Check each line for the string "image", then give only how many lines have it.
____
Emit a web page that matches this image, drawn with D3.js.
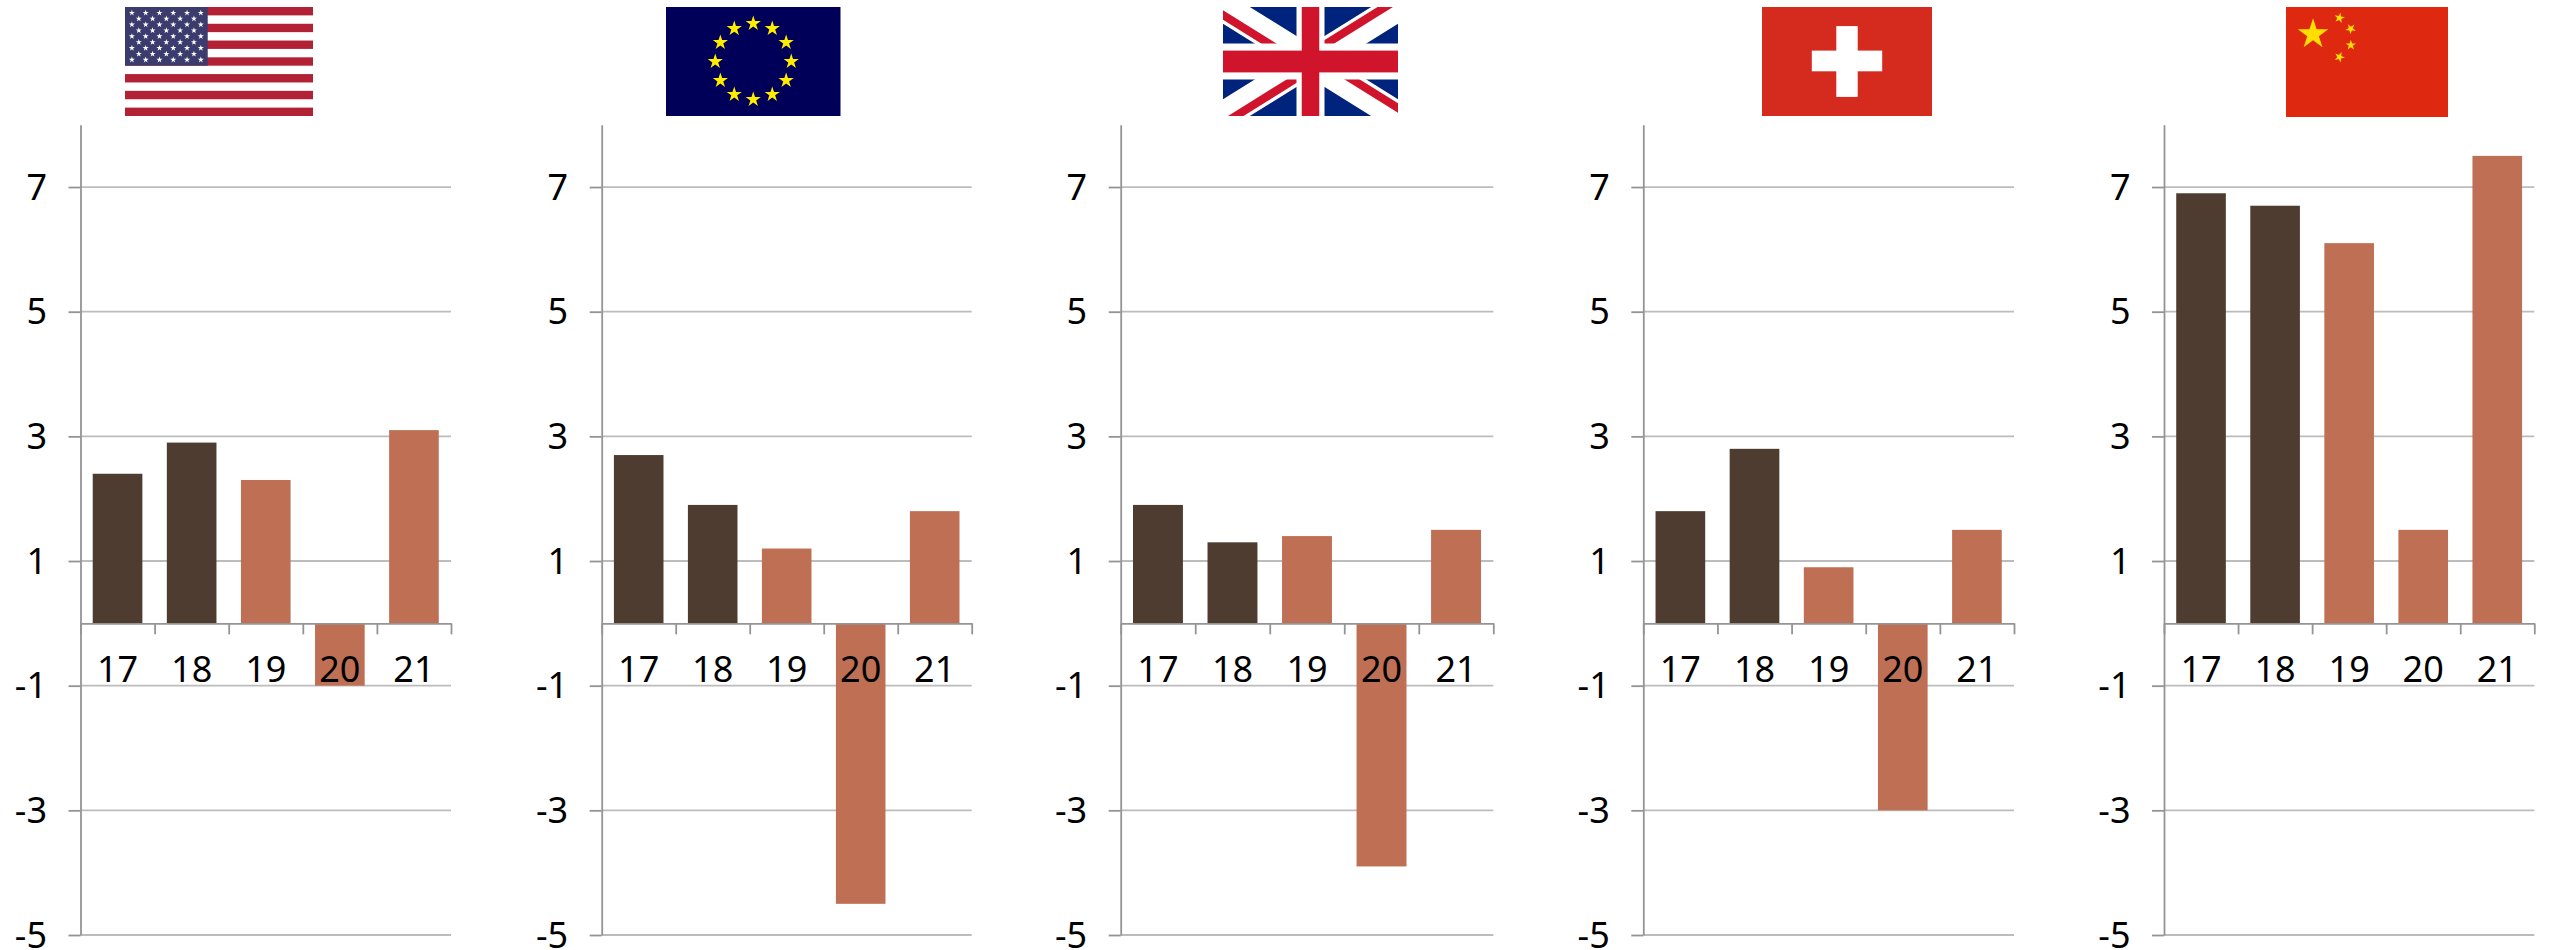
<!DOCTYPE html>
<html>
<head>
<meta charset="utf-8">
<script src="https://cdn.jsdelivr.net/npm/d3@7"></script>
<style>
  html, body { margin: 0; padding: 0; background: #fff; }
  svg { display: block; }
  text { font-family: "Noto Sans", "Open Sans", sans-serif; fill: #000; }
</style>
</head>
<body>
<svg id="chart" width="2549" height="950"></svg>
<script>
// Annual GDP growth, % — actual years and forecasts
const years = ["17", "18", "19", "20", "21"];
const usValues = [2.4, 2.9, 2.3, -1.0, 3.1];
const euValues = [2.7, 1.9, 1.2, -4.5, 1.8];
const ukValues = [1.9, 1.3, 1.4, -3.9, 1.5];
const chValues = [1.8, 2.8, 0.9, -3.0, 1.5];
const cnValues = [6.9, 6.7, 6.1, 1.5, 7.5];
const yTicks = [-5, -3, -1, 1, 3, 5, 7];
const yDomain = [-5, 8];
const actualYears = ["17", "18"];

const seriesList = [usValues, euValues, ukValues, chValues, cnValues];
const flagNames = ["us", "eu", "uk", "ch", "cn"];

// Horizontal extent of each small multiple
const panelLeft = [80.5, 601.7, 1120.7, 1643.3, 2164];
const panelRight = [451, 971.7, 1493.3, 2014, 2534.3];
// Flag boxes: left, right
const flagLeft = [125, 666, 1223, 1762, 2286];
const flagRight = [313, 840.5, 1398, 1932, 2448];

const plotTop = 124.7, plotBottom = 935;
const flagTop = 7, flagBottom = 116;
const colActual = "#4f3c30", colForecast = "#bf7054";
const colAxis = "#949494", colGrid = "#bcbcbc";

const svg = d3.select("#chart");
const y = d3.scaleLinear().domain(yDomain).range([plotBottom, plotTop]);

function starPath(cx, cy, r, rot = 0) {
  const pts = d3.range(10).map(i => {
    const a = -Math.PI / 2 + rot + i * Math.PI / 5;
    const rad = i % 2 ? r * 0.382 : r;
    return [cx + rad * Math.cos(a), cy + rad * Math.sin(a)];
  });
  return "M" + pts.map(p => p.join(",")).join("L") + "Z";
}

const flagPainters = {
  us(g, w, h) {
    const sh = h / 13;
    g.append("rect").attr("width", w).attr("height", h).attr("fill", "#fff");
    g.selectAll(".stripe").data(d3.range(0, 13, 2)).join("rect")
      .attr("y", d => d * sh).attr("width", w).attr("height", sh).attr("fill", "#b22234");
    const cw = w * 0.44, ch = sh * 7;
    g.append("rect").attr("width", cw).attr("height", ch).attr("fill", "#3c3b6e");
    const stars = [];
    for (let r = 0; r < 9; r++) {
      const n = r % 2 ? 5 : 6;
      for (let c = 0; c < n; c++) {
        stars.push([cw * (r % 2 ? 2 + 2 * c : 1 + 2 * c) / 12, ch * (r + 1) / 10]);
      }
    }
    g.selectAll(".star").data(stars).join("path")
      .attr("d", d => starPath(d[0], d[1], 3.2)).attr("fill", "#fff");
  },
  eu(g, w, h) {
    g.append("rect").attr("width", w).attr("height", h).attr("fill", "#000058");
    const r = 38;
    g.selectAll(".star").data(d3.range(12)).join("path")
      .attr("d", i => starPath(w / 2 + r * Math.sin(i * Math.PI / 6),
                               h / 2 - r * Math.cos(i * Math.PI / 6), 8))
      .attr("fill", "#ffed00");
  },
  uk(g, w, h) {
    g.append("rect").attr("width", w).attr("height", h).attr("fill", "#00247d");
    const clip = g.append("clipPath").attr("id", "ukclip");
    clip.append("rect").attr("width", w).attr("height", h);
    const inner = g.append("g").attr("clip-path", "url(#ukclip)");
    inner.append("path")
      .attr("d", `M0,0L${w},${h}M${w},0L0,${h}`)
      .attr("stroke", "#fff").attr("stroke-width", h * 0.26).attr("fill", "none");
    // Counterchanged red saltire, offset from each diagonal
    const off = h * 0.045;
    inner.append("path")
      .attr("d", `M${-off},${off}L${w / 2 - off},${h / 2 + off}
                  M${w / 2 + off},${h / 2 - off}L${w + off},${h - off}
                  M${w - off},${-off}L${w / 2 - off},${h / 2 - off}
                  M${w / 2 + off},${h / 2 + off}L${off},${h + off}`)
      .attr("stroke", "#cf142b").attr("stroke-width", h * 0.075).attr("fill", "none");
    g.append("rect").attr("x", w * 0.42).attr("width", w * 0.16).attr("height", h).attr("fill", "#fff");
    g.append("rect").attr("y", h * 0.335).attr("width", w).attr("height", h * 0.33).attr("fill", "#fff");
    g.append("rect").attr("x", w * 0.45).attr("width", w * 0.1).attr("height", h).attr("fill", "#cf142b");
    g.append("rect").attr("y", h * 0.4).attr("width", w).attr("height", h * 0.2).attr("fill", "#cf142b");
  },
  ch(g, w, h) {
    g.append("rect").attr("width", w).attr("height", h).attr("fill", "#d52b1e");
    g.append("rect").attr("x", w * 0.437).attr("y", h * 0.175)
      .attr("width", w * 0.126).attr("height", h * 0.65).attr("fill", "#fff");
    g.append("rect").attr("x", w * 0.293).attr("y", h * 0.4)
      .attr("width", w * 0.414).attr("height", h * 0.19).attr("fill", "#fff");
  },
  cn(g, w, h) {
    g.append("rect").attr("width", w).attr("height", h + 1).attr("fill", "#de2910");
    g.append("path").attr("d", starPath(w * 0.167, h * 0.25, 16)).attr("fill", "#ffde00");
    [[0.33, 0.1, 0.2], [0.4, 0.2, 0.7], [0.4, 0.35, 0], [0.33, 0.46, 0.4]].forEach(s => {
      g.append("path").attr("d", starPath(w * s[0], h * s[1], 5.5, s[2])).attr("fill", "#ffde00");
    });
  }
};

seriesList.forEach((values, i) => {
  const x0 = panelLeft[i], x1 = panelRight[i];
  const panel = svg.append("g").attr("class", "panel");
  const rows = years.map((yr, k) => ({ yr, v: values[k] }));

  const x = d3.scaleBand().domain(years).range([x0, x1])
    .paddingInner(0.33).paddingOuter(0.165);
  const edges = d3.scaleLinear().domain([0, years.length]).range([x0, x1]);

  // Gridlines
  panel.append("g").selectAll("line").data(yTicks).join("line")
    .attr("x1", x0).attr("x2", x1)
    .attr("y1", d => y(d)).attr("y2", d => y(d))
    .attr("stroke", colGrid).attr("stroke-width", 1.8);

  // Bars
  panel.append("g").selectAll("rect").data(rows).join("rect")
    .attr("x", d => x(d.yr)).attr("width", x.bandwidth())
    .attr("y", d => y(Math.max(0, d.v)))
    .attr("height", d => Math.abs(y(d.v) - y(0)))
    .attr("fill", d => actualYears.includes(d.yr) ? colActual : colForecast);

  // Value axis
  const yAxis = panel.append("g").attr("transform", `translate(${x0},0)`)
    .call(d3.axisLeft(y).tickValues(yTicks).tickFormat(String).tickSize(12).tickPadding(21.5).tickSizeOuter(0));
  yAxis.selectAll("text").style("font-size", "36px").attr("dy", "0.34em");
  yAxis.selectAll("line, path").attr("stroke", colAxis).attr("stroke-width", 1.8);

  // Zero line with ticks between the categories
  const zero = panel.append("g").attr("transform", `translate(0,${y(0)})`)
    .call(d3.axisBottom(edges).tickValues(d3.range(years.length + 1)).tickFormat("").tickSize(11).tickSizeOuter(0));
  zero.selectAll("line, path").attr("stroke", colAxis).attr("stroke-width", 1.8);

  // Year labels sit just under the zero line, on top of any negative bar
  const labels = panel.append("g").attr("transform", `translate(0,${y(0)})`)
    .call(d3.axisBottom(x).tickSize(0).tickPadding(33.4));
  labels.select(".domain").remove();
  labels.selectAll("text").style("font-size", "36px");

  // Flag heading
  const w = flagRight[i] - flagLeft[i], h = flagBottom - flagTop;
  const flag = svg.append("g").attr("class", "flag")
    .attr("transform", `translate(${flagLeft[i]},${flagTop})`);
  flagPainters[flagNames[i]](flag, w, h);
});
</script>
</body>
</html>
____
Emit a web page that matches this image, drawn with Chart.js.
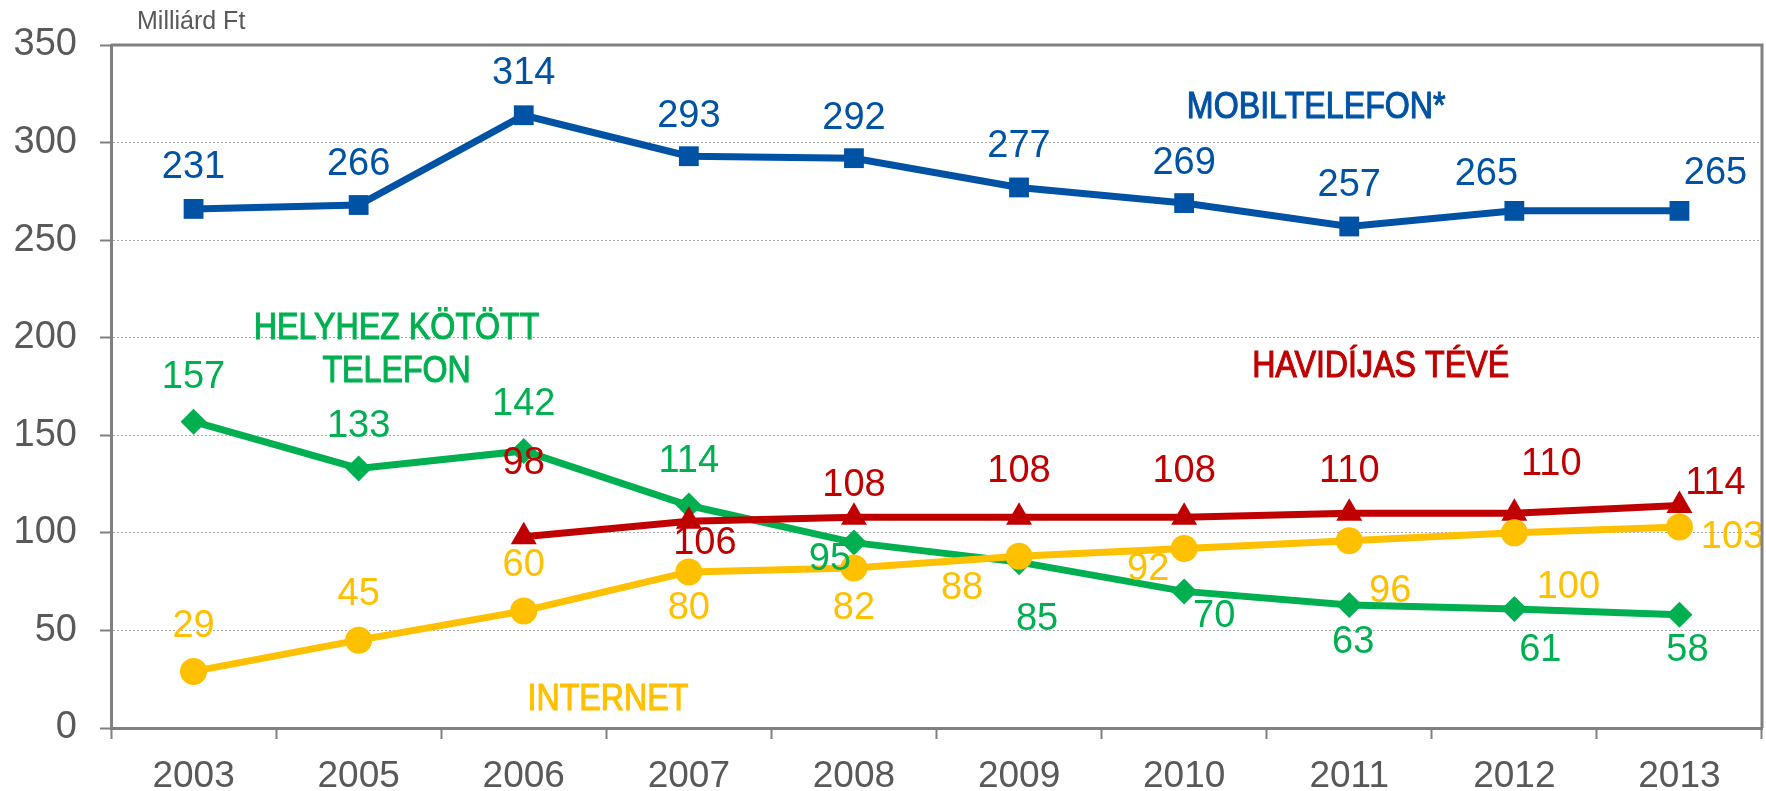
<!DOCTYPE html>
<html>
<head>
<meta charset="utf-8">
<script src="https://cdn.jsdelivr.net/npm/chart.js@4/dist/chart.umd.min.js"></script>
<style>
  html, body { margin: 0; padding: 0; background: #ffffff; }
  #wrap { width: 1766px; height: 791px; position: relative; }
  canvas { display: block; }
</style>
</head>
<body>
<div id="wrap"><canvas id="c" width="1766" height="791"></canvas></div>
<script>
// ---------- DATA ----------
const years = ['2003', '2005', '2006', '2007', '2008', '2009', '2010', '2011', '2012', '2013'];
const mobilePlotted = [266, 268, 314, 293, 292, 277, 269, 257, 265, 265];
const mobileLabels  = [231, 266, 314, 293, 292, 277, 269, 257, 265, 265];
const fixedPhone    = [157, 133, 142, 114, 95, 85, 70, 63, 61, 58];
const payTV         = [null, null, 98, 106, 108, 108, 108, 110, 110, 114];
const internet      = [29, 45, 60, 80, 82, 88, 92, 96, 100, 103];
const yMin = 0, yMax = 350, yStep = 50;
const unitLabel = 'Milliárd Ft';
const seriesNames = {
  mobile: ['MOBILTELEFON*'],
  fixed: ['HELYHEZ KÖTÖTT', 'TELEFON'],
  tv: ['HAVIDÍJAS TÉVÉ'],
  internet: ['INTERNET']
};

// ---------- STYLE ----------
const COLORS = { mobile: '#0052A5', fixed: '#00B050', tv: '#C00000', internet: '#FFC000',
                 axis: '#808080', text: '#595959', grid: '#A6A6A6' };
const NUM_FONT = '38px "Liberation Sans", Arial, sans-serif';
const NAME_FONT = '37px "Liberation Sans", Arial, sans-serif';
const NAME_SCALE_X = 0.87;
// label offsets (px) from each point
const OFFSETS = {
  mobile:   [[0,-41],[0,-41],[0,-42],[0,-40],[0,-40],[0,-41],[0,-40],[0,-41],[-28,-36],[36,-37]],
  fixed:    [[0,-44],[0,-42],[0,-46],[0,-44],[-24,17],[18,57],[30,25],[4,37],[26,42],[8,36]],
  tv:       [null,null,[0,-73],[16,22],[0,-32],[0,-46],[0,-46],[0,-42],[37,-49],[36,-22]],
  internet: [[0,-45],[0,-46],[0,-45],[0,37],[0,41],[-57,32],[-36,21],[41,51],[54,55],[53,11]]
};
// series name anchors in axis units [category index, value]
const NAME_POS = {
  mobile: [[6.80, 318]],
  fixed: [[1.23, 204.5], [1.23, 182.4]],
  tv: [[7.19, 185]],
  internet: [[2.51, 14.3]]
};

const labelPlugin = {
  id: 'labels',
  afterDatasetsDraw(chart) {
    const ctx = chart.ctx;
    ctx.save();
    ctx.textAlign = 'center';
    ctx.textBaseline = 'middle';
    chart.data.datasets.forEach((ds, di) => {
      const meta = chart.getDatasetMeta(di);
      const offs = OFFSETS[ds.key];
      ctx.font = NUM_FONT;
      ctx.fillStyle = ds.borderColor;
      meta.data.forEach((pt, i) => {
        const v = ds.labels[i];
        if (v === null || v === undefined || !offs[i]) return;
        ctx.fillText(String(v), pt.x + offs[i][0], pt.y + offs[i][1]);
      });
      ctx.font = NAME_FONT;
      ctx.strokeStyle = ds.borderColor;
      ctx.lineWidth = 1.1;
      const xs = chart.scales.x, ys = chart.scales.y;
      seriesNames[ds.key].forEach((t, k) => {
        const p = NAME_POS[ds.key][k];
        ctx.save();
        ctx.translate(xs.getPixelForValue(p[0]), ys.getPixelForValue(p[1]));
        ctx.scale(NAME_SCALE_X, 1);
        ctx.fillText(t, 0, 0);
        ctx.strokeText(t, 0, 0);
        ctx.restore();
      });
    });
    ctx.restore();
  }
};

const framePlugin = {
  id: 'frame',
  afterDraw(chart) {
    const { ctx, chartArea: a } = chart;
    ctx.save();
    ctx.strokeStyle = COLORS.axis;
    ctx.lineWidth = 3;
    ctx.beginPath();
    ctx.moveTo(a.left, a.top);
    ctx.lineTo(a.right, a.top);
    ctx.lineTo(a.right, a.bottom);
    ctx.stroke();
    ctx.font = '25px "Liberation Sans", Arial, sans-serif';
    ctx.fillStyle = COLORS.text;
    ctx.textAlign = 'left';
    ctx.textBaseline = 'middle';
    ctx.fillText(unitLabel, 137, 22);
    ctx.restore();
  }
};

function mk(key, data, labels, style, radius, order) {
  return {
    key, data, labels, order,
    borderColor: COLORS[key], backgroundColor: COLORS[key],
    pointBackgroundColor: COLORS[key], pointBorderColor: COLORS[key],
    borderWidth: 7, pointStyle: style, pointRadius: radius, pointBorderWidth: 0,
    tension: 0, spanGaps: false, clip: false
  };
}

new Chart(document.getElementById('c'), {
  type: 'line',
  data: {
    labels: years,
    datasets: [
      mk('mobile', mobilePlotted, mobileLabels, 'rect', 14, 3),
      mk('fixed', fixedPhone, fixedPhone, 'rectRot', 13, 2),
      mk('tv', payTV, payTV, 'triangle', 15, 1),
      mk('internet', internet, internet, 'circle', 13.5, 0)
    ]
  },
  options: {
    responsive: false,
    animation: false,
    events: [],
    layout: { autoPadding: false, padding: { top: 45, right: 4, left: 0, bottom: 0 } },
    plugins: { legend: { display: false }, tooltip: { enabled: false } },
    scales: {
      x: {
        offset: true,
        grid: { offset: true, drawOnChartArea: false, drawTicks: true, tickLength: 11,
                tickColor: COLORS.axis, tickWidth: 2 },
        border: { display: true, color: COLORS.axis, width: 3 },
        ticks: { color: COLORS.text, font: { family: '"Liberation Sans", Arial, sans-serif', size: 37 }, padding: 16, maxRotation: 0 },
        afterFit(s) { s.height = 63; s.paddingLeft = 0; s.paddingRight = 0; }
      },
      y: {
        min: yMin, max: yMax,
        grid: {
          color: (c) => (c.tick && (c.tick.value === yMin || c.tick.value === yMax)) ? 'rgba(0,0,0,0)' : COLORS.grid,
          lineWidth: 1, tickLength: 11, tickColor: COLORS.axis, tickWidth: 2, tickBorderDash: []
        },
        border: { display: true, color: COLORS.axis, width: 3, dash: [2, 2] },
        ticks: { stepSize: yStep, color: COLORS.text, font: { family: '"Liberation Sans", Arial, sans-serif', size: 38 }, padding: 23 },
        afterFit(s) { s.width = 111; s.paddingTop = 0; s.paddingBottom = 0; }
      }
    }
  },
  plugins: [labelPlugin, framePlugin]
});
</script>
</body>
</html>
____
▶ _Result below_
2